** begin **

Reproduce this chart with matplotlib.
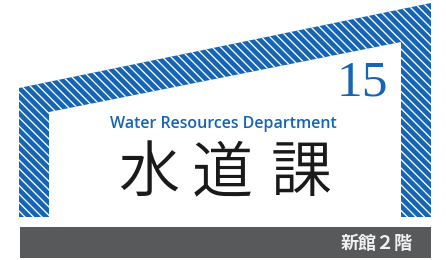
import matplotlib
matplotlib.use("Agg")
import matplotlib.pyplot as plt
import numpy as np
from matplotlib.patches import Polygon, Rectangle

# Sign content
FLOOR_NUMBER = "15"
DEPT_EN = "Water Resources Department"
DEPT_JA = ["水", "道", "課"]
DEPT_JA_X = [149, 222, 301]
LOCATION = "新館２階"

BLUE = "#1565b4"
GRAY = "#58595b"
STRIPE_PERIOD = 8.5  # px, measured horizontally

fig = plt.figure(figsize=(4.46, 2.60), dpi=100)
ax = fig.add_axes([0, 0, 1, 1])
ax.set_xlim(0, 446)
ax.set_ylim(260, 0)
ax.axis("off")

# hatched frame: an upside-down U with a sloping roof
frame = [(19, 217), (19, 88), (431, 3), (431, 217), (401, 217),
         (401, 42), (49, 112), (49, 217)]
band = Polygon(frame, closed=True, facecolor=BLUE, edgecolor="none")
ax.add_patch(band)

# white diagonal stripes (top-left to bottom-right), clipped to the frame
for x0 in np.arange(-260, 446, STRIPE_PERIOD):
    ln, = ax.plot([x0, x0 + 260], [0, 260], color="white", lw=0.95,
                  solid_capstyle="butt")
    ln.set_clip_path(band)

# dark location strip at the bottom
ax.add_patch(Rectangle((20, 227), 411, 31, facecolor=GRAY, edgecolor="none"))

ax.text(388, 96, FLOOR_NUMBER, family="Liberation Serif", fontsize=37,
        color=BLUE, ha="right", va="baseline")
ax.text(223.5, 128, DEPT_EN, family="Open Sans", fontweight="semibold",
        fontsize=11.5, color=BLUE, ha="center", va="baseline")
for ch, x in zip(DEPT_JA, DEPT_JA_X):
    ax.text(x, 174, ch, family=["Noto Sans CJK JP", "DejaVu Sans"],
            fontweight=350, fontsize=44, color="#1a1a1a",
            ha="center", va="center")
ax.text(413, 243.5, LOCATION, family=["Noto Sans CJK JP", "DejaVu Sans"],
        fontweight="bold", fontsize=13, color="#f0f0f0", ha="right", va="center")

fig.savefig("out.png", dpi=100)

** end **

Written request » Quote the listing above in full, except for the pictures.

Solution »
Reproduce this chart with matplotlib.
import matplotlib
matplotlib.use("Agg")
import matplotlib.pyplot as plt
import numpy as np
from matplotlib.patches import Polygon, Rectangle

# Sign content
FLOOR_NUMBER = "15"
DEPT_EN = "Water Resources Department"
DEPT_JA = ["水", "道", "課"]
DEPT_JA_X = [149, 222, 301]
LOCATION = "新館２階"

BLUE = "#1565b4"
GRAY = "#58595b"
STRIPE_PERIOD = 8.5  # px, measured horizontally

fig = plt.figure(figsize=(4.46, 2.60), dpi=100)
ax = fig.add_axes([0, 0, 1, 1])
ax.set_xlim(0, 446)
ax.set_ylim(260, 0)
ax.axis("off")

# hatched frame: an upside-down U with a sloping roof
frame = [(19, 217), (19, 88), (431, 3), (431, 217), (401, 217),
         (401, 42), (49, 112), (49, 217)]
band = Polygon(frame, closed=True, facecolor=BLUE, edgecolor="none")
ax.add_patch(band)

# white diagonal stripes (top-left to bottom-right), clipped to the frame
for x0 in np.arange(-260, 446, STRIPE_PERIOD):
    ln, = ax.plot([x0, x0 + 260], [0, 260], color="white", lw=0.95,
                  solid_capstyle="butt")
    ln.set_clip_path(band)

# dark location strip at the bottom
ax.add_patch(Rectangle((20, 227), 411, 31, facecolor=GRAY, edgecolor="none"))

ax.text(388, 96, FLOOR_NUMBER, family="Liberation Serif", fontsize=37,
        color=BLUE, ha="right", va="baseline")
ax.text(223.5, 128, DEPT_EN, family="Open Sans", fontweight="semibold",
        fontsize=11.5, color=BLUE, ha="center", va="baseline")
for ch, x in zip(DEPT_JA, DEPT_JA_X):
    ax.text(x, 174, ch, family=["Noto Sans CJK JP", "DejaVu Sans"],
            fontweight=350, fontsize=44, color="#1a1a1a",
            ha="center", va="center")
ax.text(413, 243.5, LOCATION, family=["Noto Sans CJK JP", "DejaVu Sans"],
        fontweight="bold", fontsize=13, color="#f0f0f0", ha="right", va="center")

fig.savefig("out.png", dpi=100)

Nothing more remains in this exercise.